Muslim di Indonesia, sebagiannya (penganut mazhab tertentu yang terkontaminasi oleh praktik animisme-Hinduisme-kejawen dan masih tersisa sampai sekarang), maunya  jenazah si mati dibawa ke kampung halaman tempat dia dulunya dilahirkan dan dibesarkan (tak ada ajaran syariah Islam sama sekali yang seperti itu). Contoh konkret adalah Bung Karno, Pak Harto, dan Gus Dur. Muslim yang hidupnya pas-pasan pun masih ada saja yang memaksakan diri melakukan hal seperti itu meski harus berutang kanan kiri. Hidup sudah susah, tambah dibikin susah. Tak jarang ada ahli keluarga bunuh diri sebagai tanda setia “sehidup semati” atau karena tak kuasa menanggung beban hidup yang semakin berat. Inilah contoh praktik hidup sebagai muslim pecundang pengecut yang salah kaprah, melawan kehendak Allah Yang Maha Pemurah., dan pastinya membuat Allah murka dan tambah marah.

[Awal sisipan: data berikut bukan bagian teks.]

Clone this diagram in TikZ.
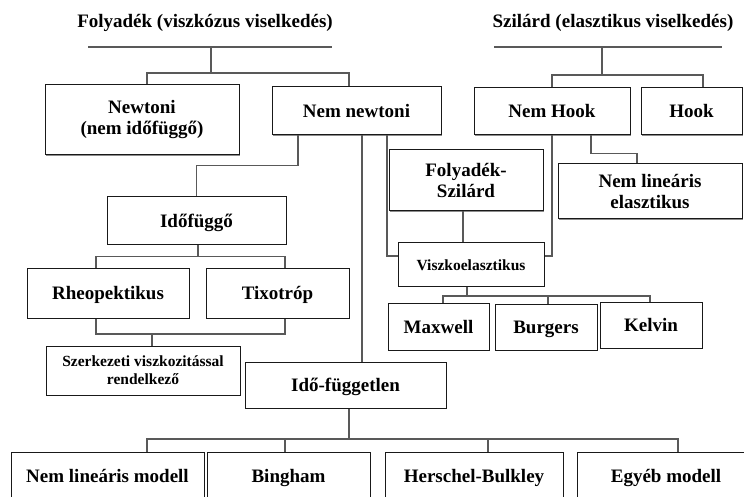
\documentclass[tikz,border=0pt]{standalone}
\usepackage{fontspec}
\setmainfont{Liberation Serif}
\usepackage{tikz}
\usetikzlibrary{shadows}
\definecolor{linegray}{rgb}{0.35,0.35,0.35}

\begin{document}
\begin{tikzpicture}[x=1pt, y=-1pt,
  box/.style={rectangle, draw=black!90, fill=white, line width=1pt, align=center, inner sep=1pt,
    general shadow={shadow xshift=1.3pt, shadow yshift=-1.3pt, fill=black!45},
    font=\fontsize{19}{21}\selectfont\bfseries},
  oneline/.style={text height=15pt, text depth=2pt},
  smallbox/.style={box, font=\fontsize{15.5}{18}\selectfont\bfseries},
  conn/.style={draw=linegray, line width=1.5pt},
  title/.style={font=\fontsize{19}{21}\selectfont\bfseries}]

  % canvas
  \useasboundingbox (0,0) rectangle (744,497);
  \clip (0,0) rectangle (744,497);

  % Titles and their bars
  \node[title] (folyt) at (205,23) {Folyadék (viszkózus viselkedés)};
  \node[title] (szil) at (613,23) {Szilárd (elasztikus viselkedés)};
  \coordinate (fl) at (88,47);
  \coordinate (fr) at (332,47);
  \coordinate (sl) at (494,47);
  \coordinate (sr) at (722,47);

  % branch points
  \coordinate (ftop) at (211,47);
  \coordinate (fbus) at (211,73);
  \coordinate (stop) at (602,47);
  \coordinate (sbus) at (602,75);
  \coordinate (vbus) at (467,296);
  \coordinate (rbus) at (152,334);
  \coordinate (ibus) at (349,439);

  % Fluid side boxes
  \node[box, minimum width=194pt, minimum height=70pt] (newt) at (142,119.5) {Newtoni\\(nem időfüggő)};
  \node[box, oneline, minimum width=169pt, minimum height=48pt] (nemnewt) at (356.5,111) {Nem newtoni};
  \node[box, oneline, minimum width=179pt, minimum height=47pt] (idof) at (196.5,220.5) {Időfüggő};
  \node[box, oneline, minimum width=162pt, minimum height=50pt] (rheo) at (108,293) {Rheopektikus};
  \node[box, oneline, minimum width=143pt, minimum height=50pt] (tixo) at (277.5,293) {Tixotróp};
  \node[smallbox, minimum width=194pt, minimum height=49pt] (szerk) at (143,370.5) {Szerkezeti viszkozitással\\rendelkező};
  \node[box, oneline, minimum width=201pt, minimum height=46pt] (idofl) at (345.5,385) {Idő-független};

  % bottom row (cut by the page edge)
  \node[box, oneline, minimum width=193pt, minimum height=48pt] (nlm) at (107.5,476) {Nem lineáris modell};
  \node[box, oneline, minimum width=163pt, minimum height=48pt] (bing) at (288.5,476) {Bingham};
  \node[box, oneline, minimum width=178pt, minimum height=48pt] (hersch) at (474,476) {Herschel-Bulkley};
  \node[box, oneline, minimum width=178pt, minimum height=48pt] (egyeb) at (666,476) {Egyéb modell};

  % Solid side boxes
  \node[box, oneline, minimum width=156pt, minimum height=47pt] (nemhook) at (552,111.5) {Nem Hook};
  \node[box, oneline, minimum width=101pt, minimum height=47pt] (hook) at (691.5,111.5) {Hook};
  \node[box, minimum width=184pt, minimum height=55pt] (nemlinel) at (650,191.5) {Nem lineáris\\elasztikus};
  \node[box, minimum width=154pt, minimum height=61pt] (folysz) at (466,180.5) {Folyadék-\\Szilárd};
  \node[smallbox, oneline, minimum width=146pt, minimum height=44pt] (viszko) at (471,264) {Viszkoelasztikus};
  \node[box, oneline, minimum width=101pt, minimum height=47pt] (maxwell) at (438.5,326.5) {Maxwell};
  \node[box, oneline, minimum width=102pt, minimum height=46pt] (burgers) at (546,327) {Burgers};
  \node[box, oneline, minimum width=102pt, minimum height=46pt] (kelvin) at (651,325) {Kelvin};

  % Title bars
  \draw[conn] (fl) -- (fr);
  \draw[conn] (sl) -- (sr);

  % Folyadek tree
  \draw[conn] (ftop) -- (fbus);
  \draw[conn] (fbus) -| ([xshift=5pt]newt.north);
  \draw[conn] (fbus) -| ([xshift=-7.5pt]nemnewt.north);
  \draw[conn] ([xshift=-58.5pt]nemnewt.south) -- ++(0,30) -| (idof.north);
  \draw[conn] ([xshift=5.5pt]nemnewt.south) coordinate (nn2) -- (nn2 |- idofl.north);
  \draw[conn] ([xshift=30.5pt]nemnewt.south) |- ([yshift=8pt]viszko.west);
  \draw[conn] ([xshift=1.5pt]idof.south) -- ++(0,12) coordinate (tbus);
  \draw[conn] (tbus) -| ([xshift=-12pt]rheo.north);
  \draw[conn] (tbus) -| ([xshift=7.5pt]tixo.north);
  \draw[conn] ([xshift=-12pt]rheo.south) |- (rbus) -| ([xshift=7.5pt]tixo.south);
  \draw[conn] (rbus) -- (rbus |- szerk.north);
  \draw[conn] ([xshift=3.5pt]idofl.south) -- (ibus);
  \draw[conn] (ibus) -| ([xshift=39.5pt]nlm.north);
  \draw[conn] (ibus) -| ([xshift=-3.5pt]bing.north);
  \draw[conn] (ibus) -| ([xshift=14pt]hersch.north);
  \draw[conn] (ibus) -| ([xshift=12pt]egyeb.north);

  % Szilard tree
  \draw[conn] (stop) -- (sbus);
  \draw[conn] (sbus) -| (nemhook.north);
  \draw[conn] (sbus) -| ([xshift=11.5pt]hook.north);
  \draw[conn] ([xshift=39pt]nemhook.south) -- ++(0,18) -| ([xshift=-13pt]nemlinel.north);
  \draw[conn] (nemhook.south) |- ([yshift=8pt]viszko.east);
  \draw[conn] ([xshift=-3pt]folysz.south) coordinate (fs) -- (fs |- viszko.north);
  \draw[conn] ([xshift=-4pt]viszko.south) -- (vbus);
  \draw[conn] (vbus) -| ([xshift=4.5pt]maxwell.north);
  \draw[conn] (vbus) -| ([xshift=2pt]burgers.north);
  \draw[conn] (vbus) -| ([xshift=-1pt]kelvin.north);

\end{tikzpicture}
\end{document}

Allah Swt. menciptakan manusia, menyediakan sumber makan dan minum dan segala macam fasilitas serta memberi kehidupan agar dimanfaatkan untuk mempertahankan kehidupan, sehingga manusia tetap hidup, maka mulialah manusia yang berani hidup
Firman Allah amatlah jelas: di bumi manusia dihadirkan, bertempat tinggal, beranak-pinak, dan di bumi itu pula manusia dimatikan, di bumi itu pula manusia dikuburkan. Silakan pilih, permukaan bumi yang mana saja! Prosesinya disederhanakan, dipercepat, dan dipermudah. Jangan dikremasi, diolesi formalin, atau ditahan berhari-hari karena Tak ada gunanya sama sekali. Mudah sekali, bukan? Ya, orang Islam itu hidup begitu mudah.
Adalah keliru melangkah kalau muslim begitu bersemangat dan sedia berkorban biaya besar yang ‘wah” menegakkan alasan emosi dan tradisi nenek moyang purbakala negeri antah-berantah, bak kita menegakkan benang basah, tetapi di lain pihak merubuhkan alasan ranah syariah.